Given information ::
● ● ● ● ● ● ●

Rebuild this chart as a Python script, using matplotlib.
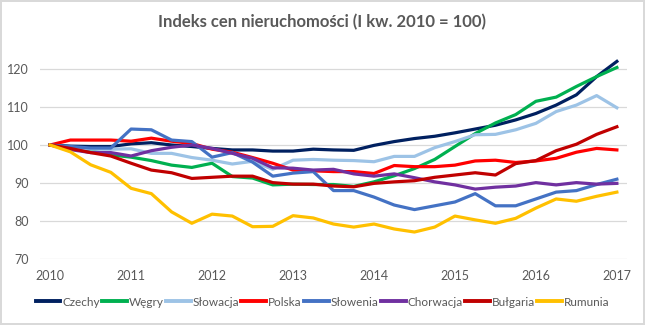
import matplotlib
matplotlib.use("Agg")
import matplotlib.pyplot as plt

plt.rcParams["font.family"] = ["Lato", "DejaVu Sans"]

# kwartaly od I kw. 2010 do I kw. 2017
years = ["2010", "2011", "2012", "2013", "2014", "2015", "2016", "2017"]

czechy = [100, 99.7, 99.6, 99.6, 100.3, 100.6, 100.0, 99.6, 99.1, 98.7, 98.7, 98.4, 98.4,
          98.9, 98.7, 98.6, 99.9, 100.9, 101.7, 102.3, 103.2, 104.2, 105.2, 106.6, 108.3,
          110.5, 113.2, 118.0, 122.0]
wegry = [100, 99.4, 98.5, 97.4, 96.8, 95.9, 94.7, 94.1, 95.2, 91.7, 91.3, 89.5, 89.7,
         89.6, 89.6, 89.1, 90.3, 91.9, 93.8, 96.2, 99.6, 103.0, 105.8, 108.0, 111.5,
         112.6, 115.4, 118.0, 120.4]
slowacja = [100, 99.3, 98.9, 98.9, 99.0, 97.8, 97.8, 96.7, 96.0, 95.0, 95.7, 93.6, 96.0,
            96.2, 96.0, 95.9, 95.6, 97.0, 97.0, 99.3, 100.9, 102.7, 102.8, 104.0, 105.7,
            108.8, 110.5, 113.0, 109.8]
polska = [100, 101.3, 101.3, 101.3, 101.0, 101.8, 101.0, 100.4, 98.9, 98.1, 96.7, 95.2,
          93.4, 93.2, 93.0, 93.0, 92.5, 94.6, 94.3, 94.3, 94.7, 95.8, 96.0, 95.4, 95.8,
          96.5, 98.1, 99.1, 98.7]
slowenia = [100, 99.6, 99.2, 99.2, 104.2, 104.0, 101.3, 100.9, 96.8, 98.0, 95.5, 91.8,
            92.6, 93.0, 88.0, 88.0, 86.3, 84.2, 83.0, 84.0, 85.0, 87.2, 84.0, 84.0, 85.8,
            87.6, 88.0, 89.6, 91.0]
chorwacja = [100, 98.8, 98.0, 98.0, 97.1, 98.5, 99.4, 100.0, 99.1, 97.8, 96.5, 94.0,
             93.9, 93.4, 93.6, 92.4, 91.8, 92.4, 91.4, 90.3, 89.5, 88.4, 88.9, 89.2, 90.1,
             89.5, 90.1, 89.7, 89.9]
bulgaria = [100, 99.1, 98.0, 97.1, 95.2, 93.4, 92.7, 91.2, 91.5, 91.8, 91.8, 90.1, 89.7,
            89.7, 89.2, 89.0, 89.9, 90.3, 90.6, 91.5, 92.1, 92.7, 92.1, 95.1, 95.9, 98.5,
            100.2, 102.8, 104.8]
rumunia = [100, 98.2, 94.8, 92.8, 88.6, 87.2, 82.4, 79.4, 81.8, 81.3, 78.5, 78.6, 81.4,
           80.8, 79.2, 78.4, 79.2, 77.9, 77.1, 78.4, 81.3, 80.3, 79.4, 80.7, 83.4, 85.8,
           85.2, 86.5, 87.6]

series = [("Czechy", czechy, "#002060"),
          ("Węgry", wegry, "#00B050"),
          ("Słowacja", slowacja, "#9DC3E6"),
          ("Polska", polska, "#FF0000"),
          ("Słowenia", slowenia, "#4472C4"),
          ("Chorwacja", chorwacja, "#7030A0"),
          ("Bułgaria", bulgaria, "#C00000"),
          ("Rumunia", rumunia, "#FFC000")]

txt = "#595959"
grid = "#d9d9d9"

fig = plt.figure(figsize=(6.45, 3.25), dpi=100, edgecolor=grid, linewidth=1.5)
ax = fig.add_axes([40 / 645, 1 - 259 / 325, 587 / 645, 209 / 325])

x = list(range(len(czechy)))
for name, vals, col in series:
    ax.plot(x, vals, color=col, lw=2.3, label=name, solid_joinstyle="round")

ax.set_xlim(-0.5, 28.5)
ax.set_ylim(70, 125)
ax.set_yticks(range(70, 121, 10))
ax.set_xticks(range(0, 29, 4))
ax.set_xticklabels(years)
ax.tick_params(length=0, colors=txt, labelsize=9)
ax.tick_params(axis="y", pad=8)
ax.tick_params(axis="x", pad=8)
ax.grid(axis="y", color=grid, lw=0.9)
ax.set_axisbelow(True)
for s in ax.spines.values():
    s.set_visible(False)

fig.text(0.5, 1 - 22 / 325, "Indeks cen nieruchomości (I kw. 2010 = 100)",
         ha="center", va="center", fontsize=12, fontweight="bold", color=txt)

leg = fig.legend(loc="center", bbox_to_anchor=(0.5, 1 - 302 / 325), ncol=8,
                 frameon=False, handlelength=2.1, handletextpad=0.15,
                 columnspacing=0.2, labelcolor=txt, fontsize=8.5)
for h in leg.get_lines():
    h.set_linewidth(2.8)

fig.savefig("out.png", dpi=100, edgecolor=fig.get_edgecolor())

● ● ● ● ● ● ●

Task prompt ::
Copy the listing word for word, excluding its pictures.

Answer ::
Rebuild this chart as a Python script, using matplotlib.
import matplotlib
matplotlib.use("Agg")
import matplotlib.pyplot as plt

plt.rcParams["font.family"] = ["Lato", "DejaVu Sans"]

# kwartaly od I kw. 2010 do I kw. 2017
years = ["2010", "2011", "2012", "2013", "2014", "2015", "2016", "2017"]

czechy = [100, 99.7, 99.6, 99.6, 100.3, 100.6, 100.0, 99.6, 99.1, 98.7, 98.7, 98.4, 98.4,
          98.9, 98.7, 98.6, 99.9, 100.9, 101.7, 102.3, 103.2, 104.2, 105.2, 106.6, 108.3,
          110.5, 113.2, 118.0, 122.0]
wegry = [100, 99.4, 98.5, 97.4, 96.8, 95.9, 94.7, 94.1, 95.2, 91.7, 91.3, 89.5, 89.7,
         89.6, 89.6, 89.1, 90.3, 91.9, 93.8, 96.2, 99.6, 103.0, 105.8, 108.0, 111.5,
         112.6, 115.4, 118.0, 120.4]
slowacja = [100, 99.3, 98.9, 98.9, 99.0, 97.8, 97.8, 96.7, 96.0, 95.0, 95.7, 93.6, 96.0,
            96.2, 96.0, 95.9, 95.6, 97.0, 97.0, 99.3, 100.9, 102.7, 102.8, 104.0, 105.7,
            108.8, 110.5, 113.0, 109.8]
polska = [100, 101.3, 101.3, 101.3, 101.0, 101.8, 101.0, 100.4, 98.9, 98.1, 96.7, 95.2,
          93.4, 93.2, 93.0, 93.0, 92.5, 94.6, 94.3, 94.3, 94.7, 95.8, 96.0, 95.4, 95.8,
          96.5, 98.1, 99.1, 98.7]
slowenia = [100, 99.6, 99.2, 99.2, 104.2, 104.0, 101.3, 100.9, 96.8, 98.0, 95.5, 91.8,
            92.6, 93.0, 88.0, 88.0, 86.3, 84.2, 83.0, 84.0, 85.0, 87.2, 84.0, 84.0, 85.8,
            87.6, 88.0, 89.6, 91.0]
chorwacja = [100, 98.8, 98.0, 98.0, 97.1, 98.5, 99.4, 100.0, 99.1, 97.8, 96.5, 94.0,
             93.9, 93.4, 93.6, 92.4, 91.8, 92.4, 91.4, 90.3, 89.5, 88.4, 88.9, 89.2, 90.1,
             89.5, 90.1, 89.7, 89.9]
bulgaria = [100, 99.1, 98.0, 97.1, 95.2, 93.4, 92.7, 91.2, 91.5, 91.8, 91.8, 90.1, 89.7,
            89.7, 89.2, 89.0, 89.9, 90.3, 90.6, 91.5, 92.1, 92.7, 92.1, 95.1, 95.9, 98.5,
            100.2, 102.8, 104.8]
rumunia = [100, 98.2, 94.8, 92.8, 88.6, 87.2, 82.4, 79.4, 81.8, 81.3, 78.5, 78.6, 81.4,
           80.8, 79.2, 78.4, 79.2, 77.9, 77.1, 78.4, 81.3, 80.3, 79.4, 80.7, 83.4, 85.8,
           85.2, 86.5, 87.6]

series = [("Czechy", czechy, "#002060"),
          ("Węgry", wegry, "#00B050"),
          ("Słowacja", slowacja, "#9DC3E6"),
          ("Polska", polska, "#FF0000"),
          ("Słowenia", slowenia, "#4472C4"),
          ("Chorwacja", chorwacja, "#7030A0"),
          ("Bułgaria", bulgaria, "#C00000"),
          ("Rumunia", rumunia, "#FFC000")]

txt = "#595959"
grid = "#d9d9d9"

fig = plt.figure(figsize=(6.45, 3.25), dpi=100, edgecolor=grid, linewidth=1.5)
ax = fig.add_axes([40 / 645, 1 - 259 / 325, 587 / 645, 209 / 325])

x = list(range(len(czechy)))
for name, vals, col in series:
    ax.plot(x, vals, color=col, lw=2.3, label=name, solid_joinstyle="round")

ax.set_xlim(-0.5, 28.5)
ax.set_ylim(70, 125)
ax.set_yticks(range(70, 121, 10))
ax.set_xticks(range(0, 29, 4))
ax.set_xticklabels(years)
ax.tick_params(length=0, colors=txt, labelsize=9)
ax.tick_params(axis="y", pad=8)
ax.tick_params(axis="x", pad=8)
ax.grid(axis="y", color=grid, lw=0.9)
ax.set_axisbelow(True)
for s in ax.spines.values():
    s.set_visible(False)

fig.text(0.5, 1 - 22 / 325, "Indeks cen nieruchomości (I kw. 2010 = 100)",
         ha="center", va="center", fontsize=12, fontweight="bold", color=txt)

leg = fig.legend(loc="center", bbox_to_anchor=(0.5, 1 - 302 / 325), ncol=8,
                 frameon=False, handlelength=2.1, handletextpad=0.15,
                 columnspacing=0.2, labelcolor=txt, fontsize=8.5)
for h in leg.get_lines():
    h.set_linewidth(2.8)

fig.savefig("out.png", dpi=100, edgecolor=fig.get_edgecolor())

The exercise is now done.